### [WHAT YOU WILL DO]
Each line from the top of the listing through the one holding "0, 0.51, 0.68];" should be restated word for word, with nothing added and no pictures.
START DATA BLOCK
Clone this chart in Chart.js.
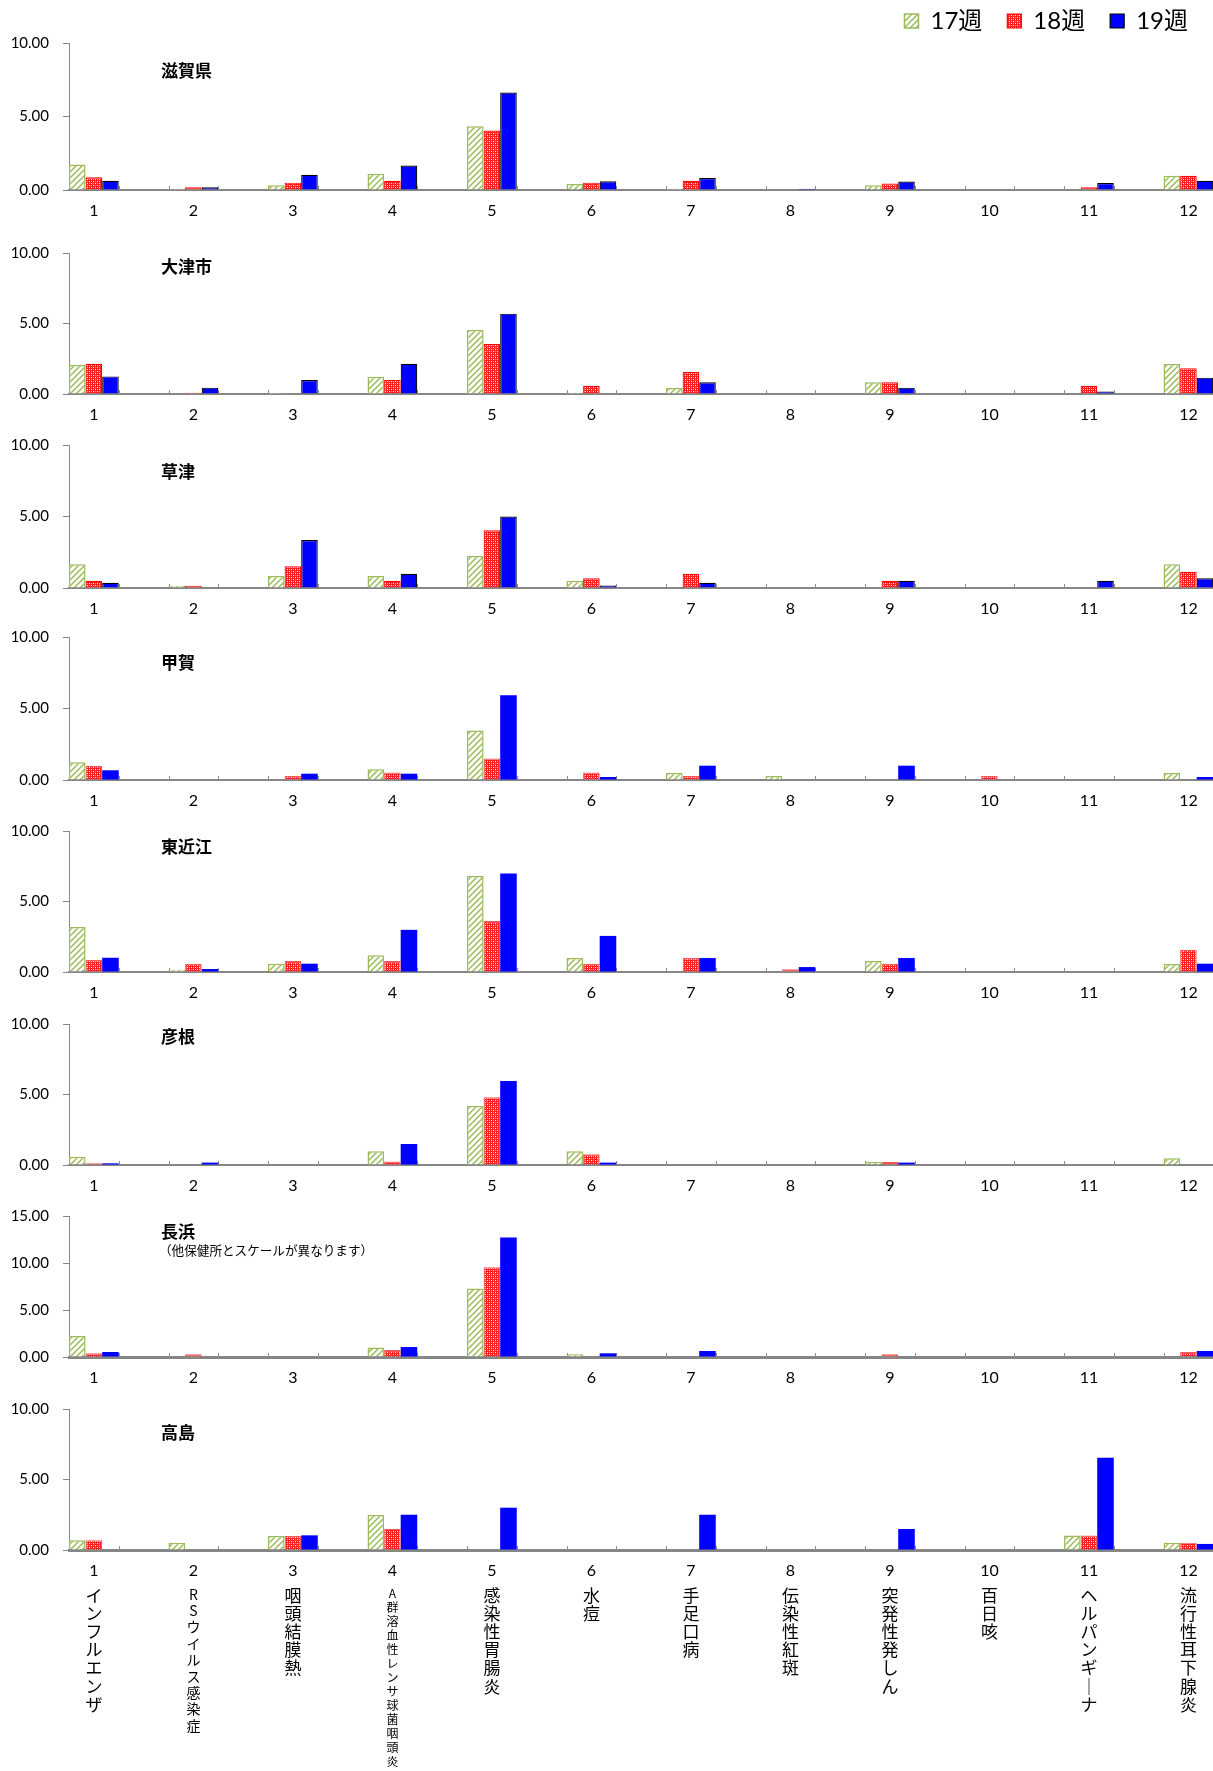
<!DOCTYPE html>
<html lang="ja">
<head>
<meta charset="utf-8">
<title>保健所別 定点当たり報告数</title>
<script src="https://cdn.jsdelivr.net/npm/chart.js@4.4.1/dist/chart.umd.min.js"></script>
<style>
  html, body { margin: 0; padding: 0; background: #fff; overflow: hidden; }
  #page { position: relative; width: 1213px; height: 1771px; overflow: hidden; background: #fff; }
  #page canvas { position: absolute; left: 0; }
  .panel-title {
    position: absolute; left: 161px; line-height: 1; white-space: nowrap;
    font-family: "Noto Sans CJK JP", sans-serif; font-weight: 700; font-size: 17px; color: #000;
  }
  .panel-note {
    position: absolute; left: 159px; line-height: 1; white-space: nowrap;
    font-family: "Noto Sans CJK JP", sans-serif; font-size: 12.6px; color: #000;
  }
</style>
</head>
<body>
<div id="page"></div>
<script>
// ---- data ----
const categories = [1, 2, 3, 4, 5, 6, 7, 8, 9, 10, 11, 12];
const diseaseNames = [
  "インフルエンザ", "RSウイルス感染症", "咽頭結膜熱", "A群溶血性レンサ球菌咽頭炎",
  "感染性胃腸炎", "水痘", "手足口病", "伝染性紅斑", "突発性発しん", "百日咳",
  "ヘルパンギーナ", "流行性耳下腺炎",
];
const weekLabels = ["17週", "18週", "19週"];
const panelNames = ["滋賀県", "大津市", "草津", "甲賀", "東近江", "彦根", "長浜", "高島"];
const nagahamaNote = "（他保健所とスケールが異なります）";
const yTicks = [0, 5, 10];
const yTicksWide = [0, 5, 10, 15];

const shiga17 = [1.74, 0.09, 0.32, 1.11, 4.34, 0.41, 0.09, 0, 0.32, 0, 0, 0.97];
const shiga18 = [0.86, 0.18, 0.5, 0.63, 4.05, 0.5, 0.63, 0, 0.45, 0, 0.18, 0.97];
const shiga19 = [0.63, 0.18, 1.04, 1.67, 6.63, 0.59, 0.81, 0.09, 0.57, 0, 0.48, 0.63];

const otsu17 = [2.06, 0, 0.09, 1.23, 4.54, 0.09, 0.43, 0, 0.83, 0, 0, 2.13];
const otsu18 = [2.15, 0.09, 0, 0.99, 3.55, 0.59, 1.56, 0, 0.83, 0, 0.59, 1.82];
const otsu19 = [1.25, 0.45, 0.99, 2.15, 5.7, 0, 0.83, 0, 0.45, 0, 0.17, 1.16];

const kusatsu17 = [1.66, 0.16, 0.84, 0.84, 2.24, 0.51, 0, 0, 0, 0, 0, 1.66];
const kusatsu18 = [0.51, 0.16, 1.52, 0.51, 4.04, 0.68, 1.0, 0, 0.51, 0, 0, 1.14];
const kusatsu19 = [0.37, 0, 3.36, 1.0, 5.0, 0.17, 0.37, 0, 0.51, 0, 0.51, 0.68];

const koka17 = [1.24, 0, 0, 0.75, 3.47, 0, 0.49, 0.28, 0, 0, 0, 0.49];
const koka18 = [1.0, 0, 0.28, 0.52, 1.5, 0.52, 0.28, 0, 0, 0.28, 0, 0];
const koka19 = [0.68, 0, 0.44, 0.44, 5.93, 0.21, 1.0, 0, 1.0, 0, 0, 0.21];

const higashiomi17 = [3.2, 0.16, 0.59, 1.18, 6.8, 0.99, 0, 0, 0.78, 0, 0, 0.56];
const higashiomi18 = [0.85, 0.59, 0.78, 0.78, 3.62, 0.59, 0.99, 0.19, 0.59, 0, 0, 1.58];
const higashiomi19 = [1.01, 0.21, 0.59, 2.99, 6.99, 2.56, 0.99, 0.35, 0.99, 0, 0, 0.59];

const hikone17 = [0.59, 0, 0, 0.97, 4.18, 0.97, 0, 0, 0.21, 0, 0, 0.47];
const hikone18 = [0.12, 0, 0, 0.24, 4.8, 0.76, 0, 0, 0.21, 0, 0, 0];
const hikone19 = [0.12, 0.17, 0, 1.49, 5.96, 0.17, 0, 0, 0.17, 0, 0, 0];

const nagahama17 = [2.23, 0, 0, 1.02, 7.28, 0.28, 0, 0, 0, 0, 0, 0];
const nagahama18 = [0.39, 0.28, 0, 0.74, 9.54, 0, 0, 0, 0.28, 0, 0, 0.53];
const nagahama19 = [0.53, 0, 0, 1.06, 12.72, 0.39, 0.64, 0, 0, 0, 0, 0.64];

const takashima17 = [0.69, 0.52, 0.99, 2.48, 0, 0, 0, 0, 0, 0, 1.02, 0.52];
const takashima18 = [0.69, 0, 0.99, 1.51, 0, 0, 0, 0, 0, 0, 1.02, 0.52];
const takashima19 = [0, 0, 1.04, 2.5, 3.0, 0, 2.5, 0, 1.49, 0, 6.55, 0.43];

const panelSeries = [
  [shiga17, shiga18, shiga19],
  [otsu17, otsu18, otsu19],
  [kusatsu17, kusatsu18, kusatsu19],
  [koka17, koka18, koka19],
  [higashiomi17, higashiomi18, higashiomi19],
  [hikone17, hikone18, hikone19],
  [nagahama17, nagahama18, nagahama19],
  [takashima17, takashima18, takashima19],
];
const panelTicks = [yTicks, yTicks, yTicks, yTicks, yTicks, yTicks, yTicksWide, yTicks];

// ---- layout ----
const PAGE_W = 1213;
const Y_AXIS_W = 69;
const X_AXIS_H = 36;
const NAME_AXIS_H = 185;
const PAD_TOP = 12;
const LEGEND_H = 59;
const CAT_PCT = 0.5;            // group takes half of each category band
const GROUP_HALF = CAT_PCT / 2;
const X_MIN = 1 - GROUP_HALF;   // y axis sits at the left edge of group 1
const X_MAX = 12.247;
const PANEL_TOP = [43, 242, 434, 626, 820, 1013, 1205, 1398];
const PANEL_ZERO = [190, 394, 588, 780, 972, 1165, 1357, 1550];
const TITLE_Y = [70, 266, 471, 662, 846, 1036, 1231, 1432];
const NOTE_Y = 1251;
const NUM_FONT = 'Lato, "Noto Sans CJK JP", sans-serif';
const CJK_FONT = '"Noto Sans CJK JP", sans-serif';

const page = document.getElementById("page");

const makeTile = (size, paint) => {
  const c = document.createElement("canvas");
  c.width = size;
  c.height = size;
  paint(c.getContext("2d"), size);
  return c.getContext("2d").createPattern(c, "repeat");
};

const stripePattern = makeTile(6, (ctx, s) => {
  ctx.fillStyle = "#ffffff";
  ctx.fillRect(0, 0, s, s);
  ctx.strokeStyle = "#9bbb59";
  ctx.lineWidth = 1.5;
  ctx.beginPath();
  ctx.moveTo(-1, s + 1); ctx.lineTo(s + 1, -1);
  ctx.moveTo(-1, 1); ctx.lineTo(1, -1);
  ctx.moveTo(s - 1, s + 1); ctx.lineTo(s + 1, s - 1);
  ctx.stroke();
});

const dotPattern = makeTile(4, (ctx, s) => {
  ctx.fillStyle = "#ff1f1f";
  ctx.fillRect(0, 0, s, s);
  ctx.fillStyle = "#ffffff";
  ctx.fillRect(1, 1, 1, 1);
  ctx.fillRect(3, 3, 1, 1);
  ctx.fillStyle = "#ff9a9a";
  ctx.fillRect(1, 3, 1, 1);
  ctx.fillRect(3, 1, 1, 1);
});

const seriesStyle = (outlined) => [
  { backgroundColor: stripePattern, borderColor: "#9bbb59", borderWidth: 1.5 },
  { backgroundColor: dotPattern, borderColor: outlined ? "#ff0000" : "#ee5a5a", borderWidth: 1.2 },
  { backgroundColor: "#0000ff", borderColor: outlined ? "#000000" : "#0000ff", borderWidth: outlined ? 1.2 : 0 },
];

// small marks at the group edges along the category axis
const groupTicks = {
  id: "groupTicks",
  beforeDatasetsDraw(chart) {
    const { ctx, chartArea, scales } = chart;
    const base = Math.round(scales.y.getPixelForValue(0));
    ctx.save();
    ctx.strokeStyle = "#8c8c8c";
    ctx.lineWidth = 1;
    ctx.beginPath();
    categories.forEach((c) => {
      [c - GROUP_HALF, c + GROUP_HALF].forEach((v) => {
        const px = Math.round(scales.x.getPixelForValue(v)) + 0.5;
        if (px > chartArea.left + 2 && px < chartArea.right) {
          ctx.moveTo(px, base);
          ctx.lineTo(px, base - 4);
        }
      });
    });
    ctx.stroke();
    ctx.restore();
  },
};

const nameFontSize = (name) => (name.length > 10 ? 12 : name.length > 7 ? 14 : 17);
const nameLineHeight = (name) => (name.length > 10 ? 14 : name.length > 7 ? 16.4 : 18.2);
const verticalChars = (name) => Array.from(name).map((ch) => (ch === "ー" ? "｜" : ch));

const categoryTicks = (scale) => {
  scale.ticks = categories.map((value) => ({ value }));
};

const buildPanel = (series, index) => {
  const isFirst = index === 0;
  const isLast = index === panelSeries.length - 1;
  const top = PANEL_TOP[index];
  const zero = PANEL_ZERO[index];
  const ticks = panelTicks[index];
  const canvasTop = isFirst ? top - LEGEND_H : top - PAD_TOP;
  const bottomH = X_AXIS_H + (isLast ? NAME_AXIS_H : 0);
  const height = zero + bottomH - canvasTop;

  const canvas = document.createElement("canvas");
  canvas.width = PAGE_W;
  canvas.height = height;
  canvas.style.width = PAGE_W + "px";
  canvas.style.height = height + "px";
  canvas.style.top = canvasTop + "px";
  page.appendChild(canvas);

  const styles = seriesStyle(index < 3);
  const datasets = series.map((values, s) => ({
    label: weekLabels[s],
    data: values.map((y, i) => ({ x: categories[i], y })),
    ...styles[s],
    borderSkipped: "start",
    categoryPercentage: CAT_PCT,
    barPercentage: 1,
  }));

  const scales = {
    x: {
      type: "linear",
      min: X_MIN,
      max: X_MAX,
      offset: false,
      afterBuildTicks: categoryTicks,
      afterFit: (s) => { s.height = X_AXIS_H; },
      grid: { display: false, drawTicks: false, offset: false },
      border: { display: true, color: "#868686", width: index >= 6 ? 3 : 2 },
      ticks: {
        autoSkip: false, maxRotation: 0, minRotation: 0, padding: 11,
        color: "#000", font: { family: NUM_FONT, size: 16 },
        callback: (v) => String(v),
      },
    },
    y: {
      min: 0,
      max: ticks[ticks.length - 1],
      afterBuildTicks: (s) => { s.ticks = ticks.map((value) => ({ value })); },
      afterFit: (s) => { s.width = Y_AXIS_W; },
      grid: { drawOnChartArea: false, drawTicks: true, tickLength: 6, color: "#868686" },
      border: { display: true, color: "#868686", width: 1 },
      ticks: {
        padding: 14, color: "#000", font: { family: NUM_FONT, size: 15 },
        callback: (v) => Number(v).toFixed(2),
      },
    },
  };

  if (isLast) {
    scales.names = {
      type: "linear",
      position: "bottom",
      axis: "x",
      weight: 1,
      min: X_MIN,
      max: X_MAX,
      offset: false,
      afterBuildTicks: categoryTicks,
      afterFit: (s) => { s.height = NAME_AXIS_H; },
      grid: { display: false, drawTicks: false },
      border: { display: false },
      ticks: {
        autoSkip: false, maxRotation: 0, minRotation: 0, padding: 0, color: "#000",
        font: (ctx) => {
          const name = diseaseNames[ctx.index] || "";
          return { family: CJK_FONT, size: nameFontSize(name), lineHeight: nameLineHeight(name) + "px" };
        },
        callback: (v, i) => verticalChars(diseaseNames[i]),
      },
    };
  }

  new Chart(canvas, {
    type: "bar",
    data: { datasets },
    plugins: [groupTicks],
    options: {
      responsive: false,
      animation: false,
      events: [],
      layout: { padding: { top: isFirst ? 0 : PAD_TOP, left: 0, right: 0, bottom: 0 } },
      scales,
      plugins: {
        tooltip: { enabled: false },
        legend: {
          display: isFirst,
          position: "top",
          align: "end",
          labels: {
            color: "#000",
            font: { family: NUM_FONT, size: 24 },
            boxWidth: 14,
            boxHeight: 14,
            padding: 25,
          },
        },
      },
    },
  });

  const title = document.createElement("div");
  title.className = "panel-title";
  title.textContent = panelNames[index];
  title.style.top = TITLE_Y[index] - 9 + "px";
  page.appendChild(title);

  if (panelNames[index] === "長浜") {
    const note = document.createElement("div");
    note.className = "panel-note";
    note.textContent = nagahamaNote;
    note.style.top = NOTE_Y - 7 + "px";
    page.appendChild(note);
  }
};

panelSeries.forEach(buildPanel);
</script>
</body>
</html>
END DATA BLOCK
### [EXPECTED ANSWER]
Clone this chart in Chart.js.
<!DOCTYPE html>
<html lang="ja">
<head>
<meta charset="utf-8">
<title>保健所別 定点当たり報告数</title>
<script src="https://cdn.jsdelivr.net/npm/chart.js@4.4.1/dist/chart.umd.min.js"></script>
<style>
  html, body { margin: 0; padding: 0; background: #fff; overflow: hidden; }
  #page { position: relative; width: 1213px; height: 1771px; overflow: hidden; background: #fff; }
  #page canvas { position: absolute; left: 0; }
  .panel-title {
    position: absolute; left: 161px; line-height: 1; white-space: nowrap;
    font-family: "Noto Sans CJK JP", sans-serif; font-weight: 700; font-size: 17px; color: #000;
  }
  .panel-note {
    position: absolute; left: 159px; line-height: 1; white-space: nowrap;
    font-family: "Noto Sans CJK JP", sans-serif; font-size: 12.6px; color: #000;
  }
</style>
</head>
<body>
<div id="page"></div>
<script>
// ---- data ----
const categories = [1, 2, 3, 4, 5, 6, 7, 8, 9, 10, 11, 12];
const diseaseNames = [
  "インフルエンザ", "RSウイルス感染症", "咽頭結膜熱", "A群溶血性レンサ球菌咽頭炎",
  "感染性胃腸炎", "水痘", "手足口病", "伝染性紅斑", "突発性発しん", "百日咳",
  "ヘルパンギーナ", "流行性耳下腺炎",
];
const weekLabels = ["17週", "18週", "19週"];
const panelNames = ["滋賀県", "大津市", "草津", "甲賀", "東近江", "彦根", "長浜", "高島"];
const nagahamaNote = "（他保健所とスケールが異なります）";
const yTicks = [0, 5, 10];
const yTicksWide = [0, 5, 10, 15];

const shiga17 = [1.74, 0.09, 0.32, 1.11, 4.34, 0.41, 0.09, 0, 0.32, 0, 0, 0.97];
const shiga18 = [0.86, 0.18, 0.5, 0.63, 4.05, 0.5, 0.63, 0, 0.45, 0, 0.18, 0.97];
const shiga19 = [0.63, 0.18, 1.04, 1.67, 6.63, 0.59, 0.81, 0.09, 0.57, 0, 0.48, 0.63];

const otsu17 = [2.06, 0, 0.09, 1.23, 4.54, 0.09, 0.43, 0, 0.83, 0, 0, 2.13];
const otsu18 = [2.15, 0.09, 0, 0.99, 3.55, 0.59, 1.56, 0, 0.83, 0, 0.59, 1.82];
const otsu19 = [1.25, 0.45, 0.99, 2.15, 5.7, 0, 0.83, 0, 0.45, 0, 0.17, 1.16];

const kusatsu17 = [1.66, 0.16, 0.84, 0.84, 2.24, 0.51, 0, 0, 0, 0, 0, 1.66];
const kusatsu18 = [0.51, 0.16, 1.52, 0.51, 4.04, 0.68, 1.0, 0, 0.51, 0, 0, 1.14];
const kusatsu19 = [0.37, 0, 3.36, 1.0, 5.0, 0.17, 0.37, 0, 0.51, 0, 0.51, 0.68];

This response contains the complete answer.